To be fair to Alissa Heinershceid, it appears that she wasn’t the ultimate architect of the ill-advised Mulvaney campaign, though she clearly set the moral and business imperatives such that any low-level marketing peon would see the Mulvaney partnership as fulfillment of her clear directives. In fact, the Daily Mail reports that Heinerscheid was a registered Republican as of 2016, so she may not actually be all that woke.
But none of that is the point. The point is that coddled and credentialed millennials like Heinerscheid have exited college from prestigious universities without the slightest understanding of how American business works or what is required for growth.
This would be less a problem if American corporations didn’t hire based upon the credentials earned at institutions which confer little to no practical knowledge of what is required for businesses to be successful. A college professor at Harvard Business School would presume, I’m sure, to know more about business than a small business owner who pays a CPA for assistance in managing his life’s dream to serve customers what they want at his deli. But that professor doesn’t have to live with the potential ramifications of failing to meet customer expectations like the deli owner and his family do. With the aegis of tenure protecting him, the Harvard professor is not a risk of losing his livelihood as the deli owner is — and that is all the difference.

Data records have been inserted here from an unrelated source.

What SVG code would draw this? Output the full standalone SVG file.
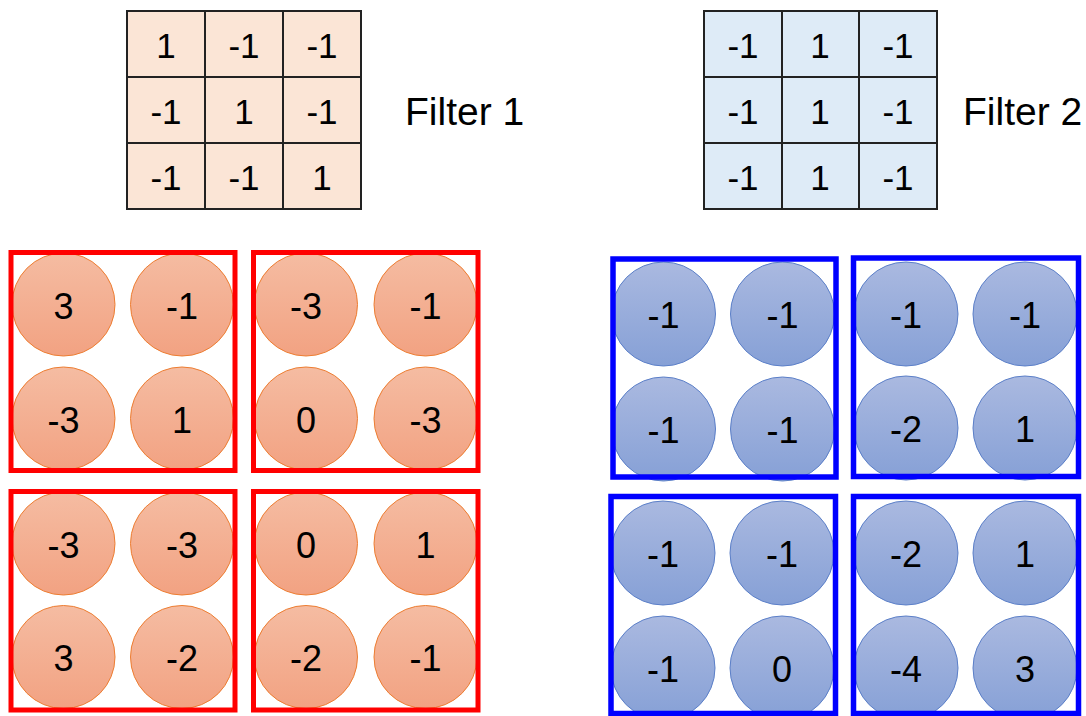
<svg xmlns="http://www.w3.org/2000/svg" width="1086" height="716" viewBox="0 0 1086 716">
<defs>
<linearGradient id="gR" x1="0" y1="0" x2="0" y2="1"><stop offset="0" stop-color="#F5BCA2"/><stop offset="1" stop-color="#F2A282"/></linearGradient>
<linearGradient id="gB" x1="0" y1="0" x2="0" y2="1"><stop offset="0" stop-color="#AAB9E0"/><stop offset="1" stop-color="#86A0D6"/></linearGradient>
<style>
text{font-family:"Liberation Sans",Arial,sans-serif;fill:#000;text-anchor:middle}
.t{font-size:35px}
.c{font-size:36px}
.lbl{font-size:39px;text-anchor:start}
.grid{stroke:#222;stroke-width:2;fill:none}
.cr{fill:url(#gR);stroke:#ED7D31;stroke-width:1}
.cb{fill:url(#gB);stroke:#5B7FC8;stroke-width:1}
.br{fill:none;stroke:#FF0000;stroke-width:5}
.bb{fill:none;stroke:#0000FF;stroke-width:5.5}
</style>
</defs>
<rect width="1086" height="716" fill="#fff"/>

<g id="filter1">
<rect x="127" y="11" width="234" height="198" fill="#FBE5D6"/>
<path class="grid" d="M127 11H361V209H127Z M205 11V209 M283 11V209 M127 77H361 M127 143H361"/>
<text class="t" x="166" y="58">1</text><text class="t" x="244" y="58">-1</text><text class="t" x="322" y="58">-1</text>
<text class="t" x="166" y="124">-1</text><text class="t" x="244" y="124">1</text><text class="t" x="322" y="124">-1</text>
<text class="t" x="166" y="190">-1</text><text class="t" x="244" y="190">-1</text><text class="t" x="322" y="190">1</text>
</g>
<g id="filter1-label"><text class="lbl" x="405" y="125">Filter 1</text></g>

<g id="filter2">
<rect x="704" y="11" width="233" height="198" fill="#DEEBF7"/>
<path class="grid" d="M704 11H937V209H704Z M782 11V209 M859 11V209 M704 77H937 M704 143H937"/>
<text class="t" x="743" y="58">-1</text><text class="t" x="820" y="58">1</text><text class="t" x="898" y="58">-1</text>
<text class="t" x="743" y="124">-1</text><text class="t" x="820" y="124">1</text><text class="t" x="898" y="124">-1</text>
<text class="t" x="743" y="190">-1</text><text class="t" x="820" y="190">1</text><text class="t" x="898" y="190">-1</text>
</g>
<g id="filter2-label"><text class="lbl" x="963" y="125">Filter 2</text></g>

<g id="red1">
<circle class="cr" cx="63.5" cy="304.5" r="51.5"/><circle class="cr" cx="182" cy="304.5" r="51.5"/>
<circle class="cr" cx="63.5" cy="418.5" r="51.5"/><circle class="cr" cx="182" cy="418.5" r="51.5"/>
<text class="c" x="63.5" y="318.5">3</text><text class="c" x="182" y="318.5">-1</text>
<text class="c" x="63.5" y="432.5">-3</text><text class="c" x="182" y="432.5">1</text>
<rect class="br" x="11" y="252.5" width="224" height="218"/>
</g>
<g id="red2">
<circle class="cr" cx="306" cy="304.5" r="51.5"/><circle class="cr" cx="425.5" cy="304.5" r="51.5"/>
<circle class="cr" cx="306" cy="418.5" r="51.5"/><circle class="cr" cx="425.5" cy="418.5" r="51.5"/>
<text class="c" x="306" y="318.5">-3</text><text class="c" x="425.5" y="318.5">-1</text>
<text class="c" x="306" y="432.5">0</text><text class="c" x="425.5" y="432.5">-3</text>
<rect class="br" x="253.5" y="252.5" width="224.5" height="218"/>
</g>
<g id="red3">
<circle class="cr" cx="63.5" cy="543.5" r="51.5"/><circle class="cr" cx="182" cy="543.5" r="51.5"/>
<circle class="cr" cx="63.5" cy="657" r="51.5"/><circle class="cr" cx="182" cy="657" r="51.5"/>
<text class="c" x="63.5" y="557.5">-3</text><text class="c" x="182" y="557.5">-3</text>
<text class="c" x="63.5" y="671">3</text><text class="c" x="182" y="671">-2</text>
<rect class="br" x="11" y="491.5" width="224" height="218.5"/>
</g>
<g id="red4">
<circle class="cr" cx="306" cy="543.5" r="51.5"/><circle class="cr" cx="425.5" cy="543.5" r="51.5"/>
<circle class="cr" cx="306" cy="657" r="51.5"/><circle class="cr" cx="425.5" cy="657" r="51.5"/>
<text class="c" x="306" y="557.5">0</text><text class="c" x="425.5" y="557.5">1</text>
<text class="c" x="306" y="671">-2</text><text class="c" x="425.5" y="671">-1</text>
<rect class="br" x="253.5" y="491.5" width="224.5" height="218.5"/>
</g>

<g id="blue1">
<circle class="cb" cx="663.5" cy="314" r="52"/><circle class="cb" cx="782.5" cy="314" r="52"/>
<circle class="cb" cx="663.5" cy="429" r="52"/><circle class="cb" cx="782.5" cy="429" r="52"/>
<text class="c" x="663.5" y="328">-1</text><text class="c" x="782.5" y="328">-1</text>
<text class="c" x="663.5" y="443">-1</text><text class="c" x="782.5" y="443">-1</text>
<rect class="bb" x="613" y="259" width="223" height="218"/>
</g>
<g id="blue2">
<circle class="cb" cx="906" cy="314" r="52"/><circle class="cb" cx="1025" cy="314" r="52"/>
<circle class="cb" cx="906" cy="428" r="52"/><circle class="cb" cx="1025" cy="428" r="52"/>
<text class="c" x="906" y="328">-1</text><text class="c" x="1025" y="328">-1</text>
<text class="c" x="906" y="442">-2</text><text class="c" x="1025" y="442">1</text>
<rect class="bb" x="853.5" y="258" width="225" height="218.5"/>
</g>
<g id="blue3">
<circle class="cb" cx="663" cy="553" r="52"/><circle class="cb" cx="782" cy="553" r="52"/>
<circle class="cb" cx="663" cy="668" r="52"/><circle class="cb" cx="782" cy="668" r="52"/>
<text class="c" x="663" y="567">-1</text><text class="c" x="782" y="567">-1</text>
<text class="c" x="663" y="682">-1</text><text class="c" x="782" y="682">0</text>
<rect class="bb" x="611" y="496.5" width="224.5" height="217"/>
</g>
<g id="blue4">
<circle class="cb" cx="906" cy="553" r="52"/><circle class="cb" cx="1025" cy="553" r="52"/>
<circle class="cb" cx="906" cy="668" r="52"/><circle class="cb" cx="1025" cy="668" r="52"/>
<text class="c" x="906" y="567">-2</text><text class="c" x="1025" y="567">1</text>
<text class="c" x="906" y="682">-4</text><text class="c" x="1025" y="682">3</text>
<rect class="bb" x="853.5" y="496.5" width="225" height="217"/>
</g>
</svg>
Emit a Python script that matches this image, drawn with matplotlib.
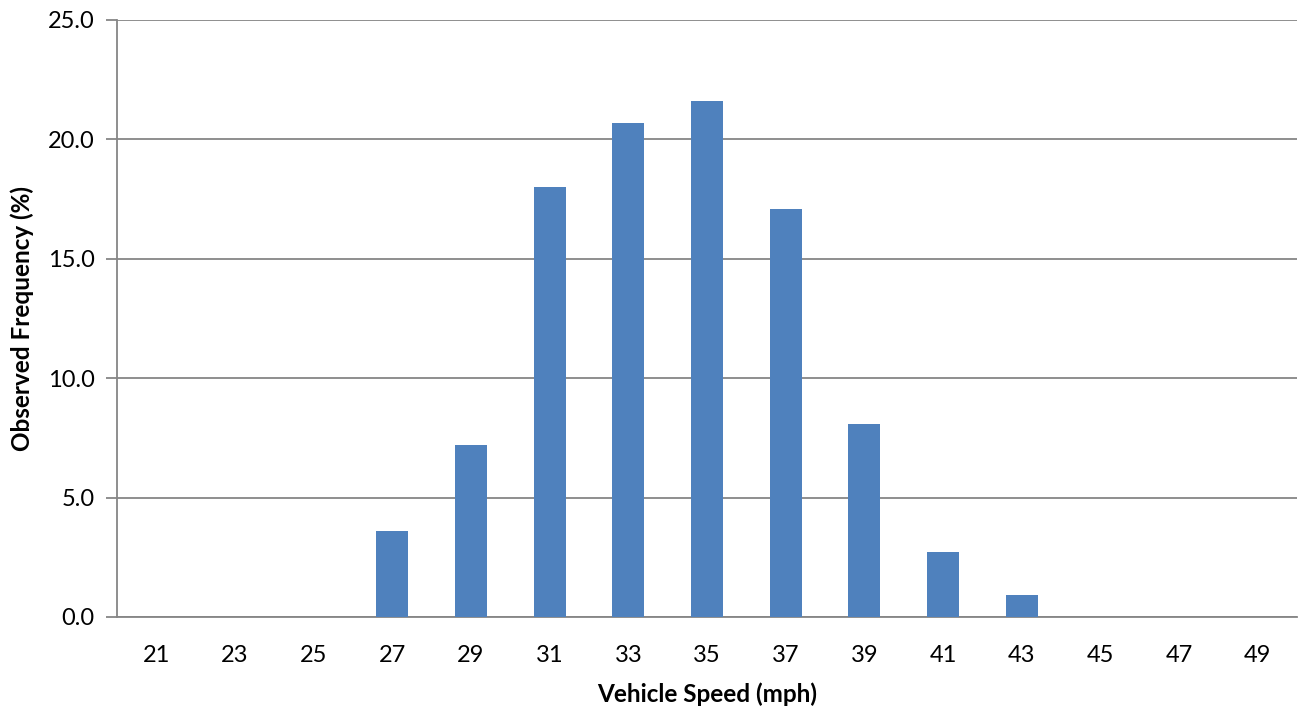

Entitled, credentialed professors at woke-infected universities are churning out entitled, credentialed woke-infected young people into the workforce of American corporations. But these young people, like their professors in many cases, have never actually produced any wealth in the private sector, and they likewise know nothing of the requirements of success in the world that they’re expected to lead.
Either that changes and we return to the economic dynamism of our recent past, or we will continue in our trajectory into this obvious, and potentially fatal, economic decline which has accelerated in these past few years, and which is symbolically represented by the physical decline of frail, doddering Joe Biden who is unfortunately accelerating into the depths of senility.